Set problem:
Quote, verbatim, all material below, without pictures.

Dataset excerpt:
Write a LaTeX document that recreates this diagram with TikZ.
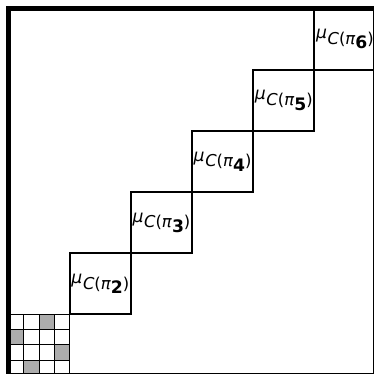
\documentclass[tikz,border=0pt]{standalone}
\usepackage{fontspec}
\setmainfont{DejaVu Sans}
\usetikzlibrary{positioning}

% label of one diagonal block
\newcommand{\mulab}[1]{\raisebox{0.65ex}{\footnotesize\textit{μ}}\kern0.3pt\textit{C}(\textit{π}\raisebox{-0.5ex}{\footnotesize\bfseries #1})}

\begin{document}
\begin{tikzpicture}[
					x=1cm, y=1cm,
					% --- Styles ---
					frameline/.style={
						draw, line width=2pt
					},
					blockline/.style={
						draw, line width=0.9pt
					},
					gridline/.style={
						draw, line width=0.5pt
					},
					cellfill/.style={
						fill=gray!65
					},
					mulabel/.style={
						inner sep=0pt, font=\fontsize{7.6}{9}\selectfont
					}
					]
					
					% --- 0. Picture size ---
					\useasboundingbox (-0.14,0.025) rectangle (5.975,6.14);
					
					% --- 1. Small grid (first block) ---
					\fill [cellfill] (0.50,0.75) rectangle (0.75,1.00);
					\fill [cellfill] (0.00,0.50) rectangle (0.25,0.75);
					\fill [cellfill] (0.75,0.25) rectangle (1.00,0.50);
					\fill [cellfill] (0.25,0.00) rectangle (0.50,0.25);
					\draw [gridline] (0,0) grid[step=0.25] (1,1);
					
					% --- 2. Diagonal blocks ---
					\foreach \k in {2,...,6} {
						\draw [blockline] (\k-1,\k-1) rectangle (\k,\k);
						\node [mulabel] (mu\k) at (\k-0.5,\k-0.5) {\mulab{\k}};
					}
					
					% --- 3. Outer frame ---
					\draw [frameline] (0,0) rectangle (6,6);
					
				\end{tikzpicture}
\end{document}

Solved exercise:
Write a LaTeX document that recreates this diagram with TikZ.
\documentclass[tikz,border=0pt]{standalone}
\usepackage{fontspec}
\setmainfont{DejaVu Sans}
\usetikzlibrary{positioning}

% label of one diagonal block
\newcommand{\mulab}[1]{\raisebox{0.65ex}{\footnotesize\textit{μ}}\kern0.3pt\textit{C}(\textit{π}\raisebox{-0.5ex}{\footnotesize\bfseries #1})}

\begin{document}
\begin{tikzpicture}[
					x=1cm, y=1cm,
					% --- Styles ---
					frameline/.style={
						draw, line width=2pt
					},
					blockline/.style={
						draw, line width=0.9pt
					},
					gridline/.style={
						draw, line width=0.5pt
					},
					cellfill/.style={
						fill=gray!65
					},
					mulabel/.style={
						inner sep=0pt, font=\fontsize{7.6}{9}\selectfont
					}
					]
					
					% --- 0. Picture size ---
					\useasboundingbox (-0.14,0.025) rectangle (5.975,6.14);
					
					% --- 1. Small grid (first block) ---
					\fill [cellfill] (0.50,0.75) rectangle (0.75,1.00);
					\fill [cellfill] (0.00,0.50) rectangle (0.25,0.75);
					\fill [cellfill] (0.75,0.25) rectangle (1.00,0.50);
					\fill [cellfill] (0.25,0.00) rectangle (0.50,0.25);
					\draw [gridline] (0,0) grid[step=0.25] (1,1);
					
					% --- 2. Diagonal blocks ---
					\foreach \k in {2,...,6} {
						\draw [blockline] (\k-1,\k-1) rectangle (\k,\k);
						\node [mulabel] (mu\k) at (\k-0.5,\k-0.5) {\mulab{\k}};
					}
					
					% --- 3. Outer frame ---
					\draw [frameline] (0,0) rectangle (6,6);
					
				\end{tikzpicture}
\end{document}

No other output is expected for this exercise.